I attended many 8-hour technical sessions with energy stakeholders from around the country who were committed to helping New Hampshire, because every success provides a blueprint for more success. One intervenor who stayed involved the entire time, Mission Data’s CEO Michael Murray (Seattle, WA), told PUC commissioners in the May 5th settlement hearing that New Hampshire had run the most sophisticated and thorough process in which he had been involved. I too was impressed by the caliber of ‘volunteer experts’ who committed to this docket.
The NH Energy Data Hub is a leap forward for energy efficiency and for fighting back against the long-lamented, high-cost of electricity. Besides better energy management for towns, individuals and businesses, this tool can help us leverage energy market diversity to address expensive peak demand. With the onset of smart meters and smart grids, access to energy data is the essential ingredient in a market-based future that lowers demand and tames costs. True efficiency starts with an accurate energy picture, because ‘you can’t manage what you can’t measure’ – Intervenor Pat Martin.
The Hollis Energy Commission (HEC), whose work has saved Hollis taxpayers umpteen thousands since the BOS green-lighted efficiency plans for town buildings, has long wished for an easy way to illustrate the town’s return on investment.

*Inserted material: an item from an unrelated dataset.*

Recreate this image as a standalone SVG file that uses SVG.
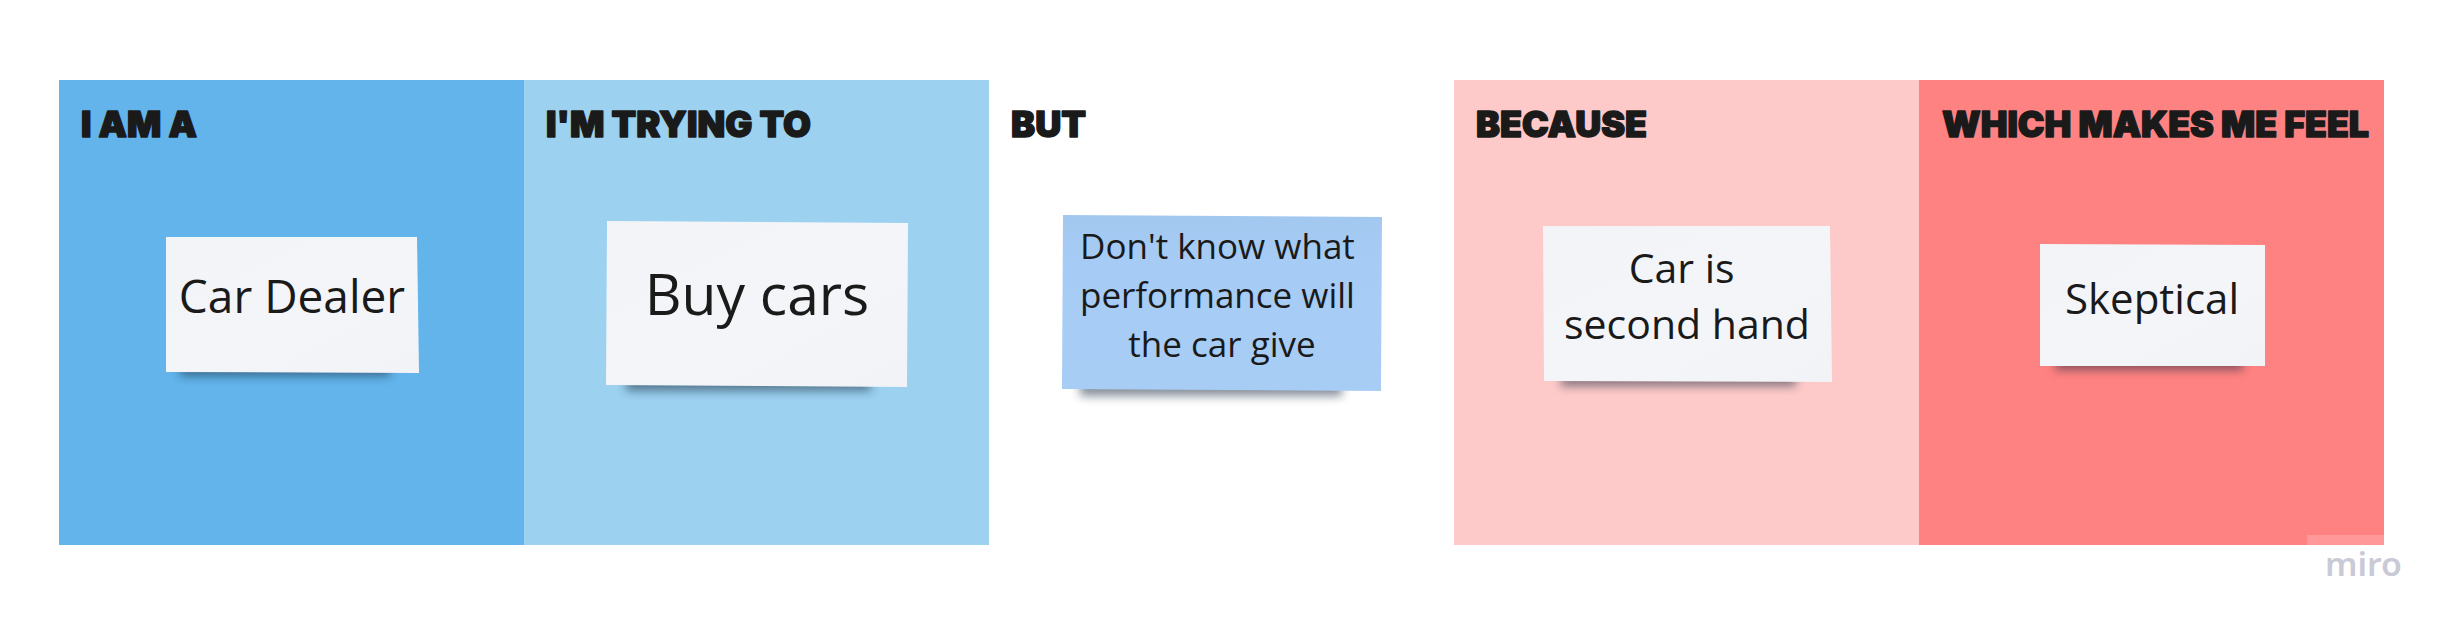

But there is no easy method to secure data from various energy sources. Utilities can’t combine data across utility companies, and they have no natural incentive to work with smaller competitors to include customer data.
When HEC Chair Eric Ryherd was pressed on ROI data for energy investments at the town level during a BOS meeting his answer was, “It’s a lot harder to get that data than you would think.” That’s a problem all states are grappling with as we define how technology and energy intersect. The NH Energy Data Hub smooths the transition.
New Hampshire should take pride in driving the innovation that attracted energy heavy hitters to donate significant time to help jump start the NH Energy Data Hub. Next steps are an RFP (request for proposals) from the Public Utilities Commission for vendor pricing to build the Hub and then a cost benefit analysis for whether the energy Hub brings value for NH ratepayers.
We may not always understand the need for data tools, but we understand the need for reliability when we turn on the lights. We also expect the state to find ways to maximize efficiencies so that we can tackle unreasonable demand charges on our electric bills. There is no plan that addresses both like NH’s Energy Data Hub.